Cost-Effective Cloud Server Provisioning for Predictable Performance of Big Data Analytics
Cloud datacenters are underutilized due to server over-provisioning. To increase datacenter utilization, cloud providers offer users an option to run workloads such as big data analytics on the underutilized resources, in the form of cheap yet revocable transient servers (e.g., EC2 spot instances, GCE preemptible instances). Though at highly reduced prices, deploying big data analytics on the unstable cloud transient servers can severely degrade the job performance due to instance revocations. To tackle this issue, this paper proposes iSpot, a cost-effective transient server provisioning framework for achieving predictable performance in the cloud, by focusing on Spark as a representative Directed Acyclic Graph (DAG)-style big data analytics workload. It first identifies the stable cloud transient servers during the job execution by devising an accurate Long Short-Term Memory (LSTM)-based price prediction method. Leveraging automatic job profiling and the acquired DAG information of stages, we further build an analytical performance model and present a lightweight critical data checkpointing mechanism for Spark, to enable our design of iSpot provisioning strategy for guaranteeing the job performance on stable transient servers.
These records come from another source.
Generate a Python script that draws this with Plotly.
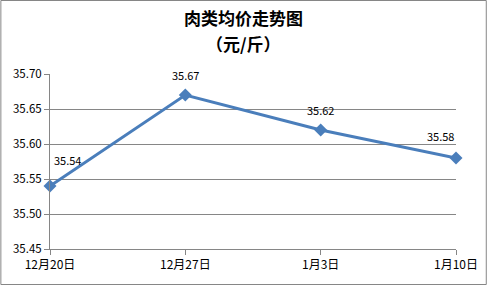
import plotly.graph_objects as go

dates = ["12月20日", "12月27日", "1月3日", "1月10日"]
prices = [35.54, 35.67, 35.62, 35.58]
title_lines = ["肉类均价走势图", "（元/斤）"]

W, H = 490, 285
ml, mr, mt, mb = 50, 31, 74, 36
pw, ph = W - ml - mr, H - mt - mb

font_family = "Noto Sans CJK SC, DejaVu Sans, sans-serif"

fig = go.Figure()
fig.add_trace(go.Scatter(
    x=dates, y=prices, mode="lines+markers",
    line=dict(color="#4a7ebb", width=3),
    marker=dict(symbol="diamond", size=10, color="#4a7ebb"),
    cliponaxis=False,
    showlegend=False,
))

# data labels
anchors = ["left", "center", "center", "right"]
xshifts = [2, 0, 0, 0]
yshifts = [26, 20, 20, 22]
for d, v, a, xs, ys in zip(dates, prices, anchors, xshifts, yshifts):
    fig.add_annotation(x=d, y=v, text=f"{v:.2f}", showarrow=False,
                       xanchor=a, yanchor="middle", xshift=xs, yshift=ys,
                       font=dict(family=font_family, size=11, color="#000000"))

# title lines
for i, (t, py) in enumerate(zip(title_lines, [17, 43])):
    fig.add_annotation(xref="paper", yref="paper",
                       x=(W / 2 - ml) / pw, y=1 + (mt - py) / ph,
                       text=f"<b>{t}</b>", showarrow=False,
                       xanchor="center", yanchor="middle",
                       font=dict(family=font_family, size=17, color="#000000"))

fig.update_layout(
    width=W, height=H,
    margin=dict(l=ml, r=mr, t=mt, b=mb),
    paper_bgcolor="white", plot_bgcolor="white",
    xaxis=dict(type="category", range=[0, 3], showgrid=False, showline=True,
               linecolor="#868686", linewidth=1, ticks="outside", ticklen=5,
               tickcolor="#868686",
               tickfont=dict(family=font_family, size=12, color="#000000")),
    yaxis=dict(range=[35.45, 35.70], dtick=0.05, tickformat=".2f",
               showgrid=True, gridcolor="#868686", gridwidth=1, zeroline=False,
               showline=True, linecolor="#868686", linewidth=1,
               ticks="outside", ticklen=5, tickcolor="#868686",
               tickfont=dict(family=font_family, size=11.5, color="#000000")),
)

fig.add_shape(type="rect", xref="paper", yref="paper",
              x0=(0.5 - ml) / pw, x1=(W - 0.5 - ml) / pw,
              y0=-(H - 0.5 - mt - ph) / ph, y1=1 + (mt - 0.5) / ph,
              line=dict(color="#868686", width=1))

fig.write_html("out.html")
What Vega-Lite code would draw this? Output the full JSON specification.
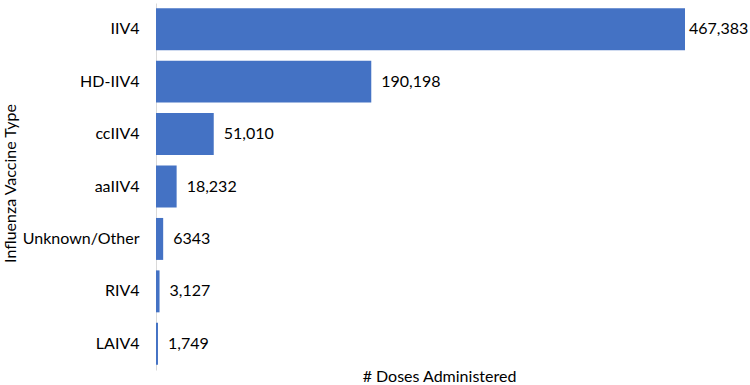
{
  "$schema": "https://vega.github.io/schema/vega-lite/v6.json",
  "width": 529,
  "height": 367,
  "autosize": {"type": "none"},
  "padding": {"left": 156, "top": 3, "right": 65, "bottom": 15},
  "background": "white",
  "config": {"view": {"stroke": null}, "font": "Lato"},
  "data": {"values": [
    {"type": "IIV4", "doses": 467383, "label": "467,383"},
    {"type": "HD-IIV4", "doses": 190198, "label": "190,198"},
    {"type": "ccIIV4", "doses": 51010, "label": "51,010"},
    {"type": "aaIIV4", "doses": 18232, "label": "18,232"},
    {"type": "Unknown/Other", "doses": 6343, "label": "6343"},
    {"type": "RIV4", "doses": 3127, "label": "3,127"},
    {"type": "LAIV4", "doses": 1749, "label": "1,749"}
  ]},
  "encoding": {
    "y": {"field": "type", "type": "nominal", "sort": null,
      "scale": {"paddingInner": 0.2, "paddingOuter": 0.1},
      "axis": {"title": "Influenza Vaccine Type", "titleFont": "Lato", "titleFontSize": 16, "titleFontWeight": "normal", "titleColor": "#000",
        "titleAngle": -90, "titleAlign": "center", "titleBaseline": "middle", "titleX": -146, "titleY": 180,
        "labelFont": "Lato", "labelFontSize": 16, "labelColor": "#000", "labelPadding": 17, "ticks": false,
        "domainColor": "#d9d9d9", "domainWidth": 1}},
    "x": {"field": "doses", "type": "quantitative",
      "scale": {"domain": [0, 467383], "nice": false},
      "axis": {"title": "# Doses Administered", "titleFont": "Lato", "titleFontSize": 16, "titleFontWeight": "normal", "titleColor": "#000",
        "titleX": 283, "titleY": 6, "titleBaseline": "middle", "titleAlign": "center",
        "labels": false, "ticks": false, "domain": false, "grid": false}}
  },
  "layer": [
    {"mark": {"type": "bar", "color": "#4472C4"}},
    {"transform": [{"filter": "datum.doses < 400000"}],
     "mark": {"type": "text", "align": "left", "baseline": "middle", "dx": 10, "fontSize": 16, "font": "Lato", "color": "#000"},
     "encoding": {"text": {"field": "label"}}},
    {"transform": [{"filter": "datum.doses >= 400000"}],
     "mark": {"type": "text", "align": "left", "baseline": "middle", "dx": 4, "fontSize": 16, "font": "Lato", "color": "#000"},
     "encoding": {"text": {"field": "label"}}}
  ]
}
Extensive prototype experiments on both EC2 spot instances and GCE preemptible instances demonstrate that, iSpot is able to guarantee the performance of big data analytics running on cloud transient servers while reducing the job budget by up to 83:8% in comparison to the state-of-the-art server provisioning strategies, yet with acceptable runtime overhead.
Predictable performance, big data analytics, cloud computing, transient server provisioning, data checkpointing.